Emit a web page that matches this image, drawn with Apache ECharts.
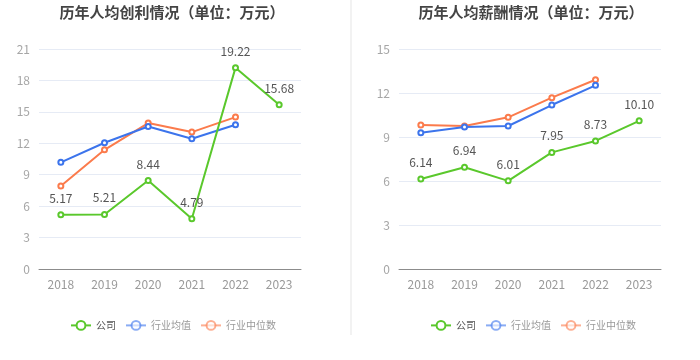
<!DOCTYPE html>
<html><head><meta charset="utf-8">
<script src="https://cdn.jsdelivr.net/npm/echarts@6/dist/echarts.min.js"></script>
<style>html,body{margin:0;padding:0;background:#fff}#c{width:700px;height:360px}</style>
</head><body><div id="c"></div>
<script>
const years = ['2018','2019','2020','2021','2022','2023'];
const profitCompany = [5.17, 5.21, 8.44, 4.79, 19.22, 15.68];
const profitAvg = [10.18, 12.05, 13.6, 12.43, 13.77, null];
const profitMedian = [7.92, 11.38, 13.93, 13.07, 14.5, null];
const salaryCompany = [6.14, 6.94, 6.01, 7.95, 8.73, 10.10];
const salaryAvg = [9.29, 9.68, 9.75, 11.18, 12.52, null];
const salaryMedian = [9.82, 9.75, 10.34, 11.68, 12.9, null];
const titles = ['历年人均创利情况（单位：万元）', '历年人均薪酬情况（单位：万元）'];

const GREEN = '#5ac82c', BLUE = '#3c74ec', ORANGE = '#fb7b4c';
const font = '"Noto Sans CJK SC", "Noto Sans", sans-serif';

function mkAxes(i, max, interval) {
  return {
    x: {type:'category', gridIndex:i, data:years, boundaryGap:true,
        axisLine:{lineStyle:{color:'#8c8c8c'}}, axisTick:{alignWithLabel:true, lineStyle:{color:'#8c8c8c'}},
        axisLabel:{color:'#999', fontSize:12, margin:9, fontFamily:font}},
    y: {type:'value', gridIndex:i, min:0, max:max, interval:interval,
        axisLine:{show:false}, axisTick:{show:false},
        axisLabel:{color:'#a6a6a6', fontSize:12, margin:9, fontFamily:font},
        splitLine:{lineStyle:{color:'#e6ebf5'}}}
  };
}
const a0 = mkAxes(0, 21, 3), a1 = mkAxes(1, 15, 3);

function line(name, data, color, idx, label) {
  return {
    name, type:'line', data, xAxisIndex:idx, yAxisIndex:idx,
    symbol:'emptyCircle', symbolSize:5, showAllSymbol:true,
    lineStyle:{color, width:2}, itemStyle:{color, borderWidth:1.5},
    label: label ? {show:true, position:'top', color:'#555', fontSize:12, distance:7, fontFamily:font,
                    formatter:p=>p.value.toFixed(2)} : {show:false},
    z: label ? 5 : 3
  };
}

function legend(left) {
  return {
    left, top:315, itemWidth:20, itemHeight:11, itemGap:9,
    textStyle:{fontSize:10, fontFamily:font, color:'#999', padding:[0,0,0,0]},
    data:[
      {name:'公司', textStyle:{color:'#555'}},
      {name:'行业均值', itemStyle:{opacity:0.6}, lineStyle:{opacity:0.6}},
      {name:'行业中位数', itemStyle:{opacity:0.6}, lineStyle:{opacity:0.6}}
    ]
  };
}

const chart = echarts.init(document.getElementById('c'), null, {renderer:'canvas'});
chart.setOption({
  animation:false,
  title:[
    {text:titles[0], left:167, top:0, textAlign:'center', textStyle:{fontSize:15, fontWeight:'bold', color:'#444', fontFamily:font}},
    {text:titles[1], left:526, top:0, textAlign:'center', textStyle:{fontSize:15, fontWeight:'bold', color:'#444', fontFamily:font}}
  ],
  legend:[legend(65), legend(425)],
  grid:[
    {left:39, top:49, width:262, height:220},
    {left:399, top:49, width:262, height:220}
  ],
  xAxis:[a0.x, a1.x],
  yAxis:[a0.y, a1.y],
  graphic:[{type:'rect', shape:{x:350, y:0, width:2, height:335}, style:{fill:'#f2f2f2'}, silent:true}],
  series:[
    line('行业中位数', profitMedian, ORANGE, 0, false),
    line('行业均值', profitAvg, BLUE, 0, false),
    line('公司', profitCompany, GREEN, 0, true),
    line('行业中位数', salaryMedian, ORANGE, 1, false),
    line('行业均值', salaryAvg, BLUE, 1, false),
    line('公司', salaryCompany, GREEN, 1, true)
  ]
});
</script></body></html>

Goal of the exercise
Give all the lines above again, character for character, without pictures.

Answer to the task
Emit a web page that matches this image, drawn with Apache ECharts.
<!DOCTYPE html>
<html><head><meta charset="utf-8">
<script src="https://cdn.jsdelivr.net/npm/echarts@6/dist/echarts.min.js"></script>
<style>html,body{margin:0;padding:0;background:#fff}#c{width:700px;height:360px}</style>
</head><body><div id="c"></div>
<script>
const years = ['2018','2019','2020','2021','2022','2023'];
const profitCompany = [5.17, 5.21, 8.44, 4.79, 19.22, 15.68];
const profitAvg = [10.18, 12.05, 13.6, 12.43, 13.77, null];
const profitMedian = [7.92, 11.38, 13.93, 13.07, 14.5, null];
const salaryCompany = [6.14, 6.94, 6.01, 7.95, 8.73, 10.10];
const salaryAvg = [9.29, 9.68, 9.75, 11.18, 12.52, null];
const salaryMedian = [9.82, 9.75, 10.34, 11.68, 12.9, null];
const titles = ['历年人均创利情况（单位：万元）', '历年人均薪酬情况（单位：万元）'];

const GREEN = '#5ac82c', BLUE = '#3c74ec', ORANGE = '#fb7b4c';
const font = '"Noto Sans CJK SC", "Noto Sans", sans-serif';

function mkAxes(i, max, interval) {
  return {
    x: {type:'category', gridIndex:i, data:years, boundaryGap:true,
        axisLine:{lineStyle:{color:'#8c8c8c'}}, axisTick:{alignWithLabel:true, lineStyle:{color:'#8c8c8c'}},
        axisLabel:{color:'#999', fontSize:12, margin:9, fontFamily:font}},
    y: {type:'value', gridIndex:i, min:0, max:max, interval:interval,
        axisLine:{show:false}, axisTick:{show:false},
        axisLabel:{color:'#a6a6a6', fontSize:12, margin:9, fontFamily:font},
        splitLine:{lineStyle:{color:'#e6ebf5'}}}
  };
}
const a0 = mkAxes(0, 21, 3), a1 = mkAxes(1, 15, 3);

function line(name, data, color, idx, label) {
  return {
    name, type:'line', data, xAxisIndex:idx, yAxisIndex:idx,
    symbol:'emptyCircle', symbolSize:5, showAllSymbol:true,
    lineStyle:{color, width:2}, itemStyle:{color, borderWidth:1.5},
    label: label ? {show:true, position:'top', color:'#555', fontSize:12, distance:7, fontFamily:font,
                    formatter:p=>p.value.toFixed(2)} : {show:false},
    z: label ? 5 : 3
  };
}

function legend(left) {
  return {
    left, top:315, itemWidth:20, itemHeight:11, itemGap:9,
    textStyle:{fontSize:10, fontFamily:font, color:'#999', padding:[0,0,0,0]},
    data:[
      {name:'公司', textStyle:{color:'#555'}},
      {name:'行业均值', itemStyle:{opacity:0.6}, lineStyle:{opacity:0.6}},
      {name:'行业中位数', itemStyle:{opacity:0.6}, lineStyle:{opacity:0.6}}
    ]
  };
}

const chart = echarts.init(document.getElementById('c'), null, {renderer:'canvas'});
chart.setOption({
  animation:false,
  title:[
    {text:titles[0], left:167, top:0, textAlign:'center', textStyle:{fontSize:15, fontWeight:'bold', color:'#444', fontFamily:font}},
    {text:titles[1], left:526, top:0, textAlign:'center', textStyle:{fontSize:15, fontWeight:'bold', color:'#444', fontFamily:font}}
  ],
  legend:[legend(65), legend(425)],
  grid:[
    {left:39, top:49, width:262, height:220},
    {left:399, top:49, width:262, height:220}
  ],
  xAxis:[a0.x, a1.x],
  yAxis:[a0.y, a1.y],
  graphic:[{type:'rect', shape:{x:350, y:0, width:2, height:335}, style:{fill:'#f2f2f2'}, silent:true}],
  series:[
    line('行业中位数', profitMedian, ORANGE, 0, false),
    line('行业均值', profitAvg, BLUE, 0, false),
    line('公司', profitCompany, GREEN, 0, true),
    line('行业中位数', salaryMedian, ORANGE, 1, false),
    line('行业均值', salaryAvg, BLUE, 1, false),
    line('公司', salaryCompany, GREEN, 1, true)
  ]
});
</script></body></html>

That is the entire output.